Fran thought my wife was above-all smart, and beyond that kind and sensible. Unpretentious.
Fran and my wife became fast friends. They used to walk together in a nearby park.
I wasn’t sure I could disperse the ashes, but I did.
Karin, previously a ne’er-do-well that has since found religion, offered a prayer.
After I finished I went to Fran.
“There ya go, old buddy,” I said through tears.
“The best friend I ever had.”
“And above-all smart, and unpretentious about it,” Fran said.
With that, Fran drove back to work. She had used her lunch-hour to attend the dispersal. I was adamant she be able to attend.
“I was extremely fortunate,” I told Karin. “I got a good one; and I coulda done a lot worse.
I sure stole enough of her ideas.”
So now my wife’s ashes surround the Sugar-Maple.
Birds are stealing tiny bone-fragments, stones, to add to their nests.

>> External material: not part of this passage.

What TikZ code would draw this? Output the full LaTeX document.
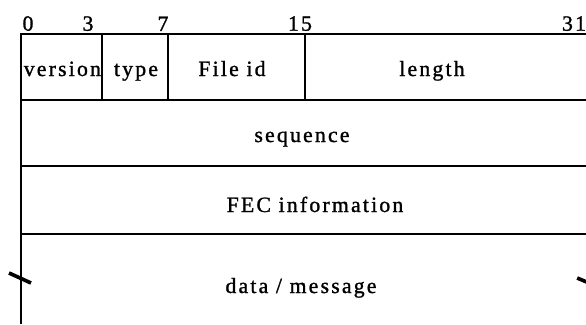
\documentclass[tikz,border=0pt]{standalone}
\usepackage{fontspec}
\setmainfont[LetterSpace=10,FakeBold=1.2]{Liberation Serif}
\usepackage{tikz}

\tikzset{
        frame/.style = {line width=1pt},
        brk/.style   = {line width=2.6pt},
        bitno/.style = {font=\fontsize{15.5}{18}\selectfont, above, inner sep=2pt},
        field/.style = {font=\fontsize{15.5}{18}\selectfont, anchor=base}
}

\begin{document}
\begin{tikzpicture}

        \useasboundingbox (0,0) rectangle (14.65,8.1);

        %Frame
        \draw [frame]  (0.525,0)    -- (0.525,7.25) -- (14.65,7.25);
        \draw [frame]  (0.525,5.6)  -- (14.65,5.6);
        \draw [frame]  (0.525,3.95) -- (14.65,3.95);
        \draw [frame]  (0.525,2.25) -- (14.65,2.25);

        %Header word dividers
        \draw [frame]  (2.55,7.25)  -- (2.55,5.6);
        \draw [frame]  (4.2,7.25)   -- (4.2,5.6);
        \draw [frame]  (7.625,7.25) -- (7.625,5.6);

        %Bit numbers
        \node [bitno] (b0)  at (0.7,7.25)   {0};
        \node [bitno] (b3)  at (2.2,7.25)   {3};
        \node [bitno] (b7)  at (4.075,7.25) {7};
        \node [bitno] (b15) at (7.5,7.25)   {15};
        \node [bitno] (b31) at (14.35,7.25) {31};

        %Fields
        \node [field] (version)  at (1.56,6.2)   {version};
        \node [field] (type)     at (3.4,6.2)    {type};
        \node [field] (fileid)   at (5.8,6.2)    {File id};
        \node [field] (length)   at (10.8,6.2)   {length};
        \node [field] (sequence) at (7.55,4.55)  {sequence};
        \node [field] (fec)      at (7.875,2.8)  {FEC information};
        \node [field] (data)     at (7.525,0.775) {data / message};

        %Break marks
        \draw [brk]    (0.225,1.275) -- (0.775,1.025);
        \draw [brk]    (14.43,1.15)  -- (14.9,0.95);

\end{tikzpicture}
\end{document}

My dog picks at the ashes.
My Zero-Turn lawnmower will blow her ashes all over the yard as I trim around that tree.

• Our 48-inch “zero-turn” riding-mower is a special design with separate drives to each drive-wheel, so it can be spun on a dime. “Zero-turns” are becoming the norm, because they cut mowing time in half compared to a lawn-tractor, which has to be set up for each mowing-pass.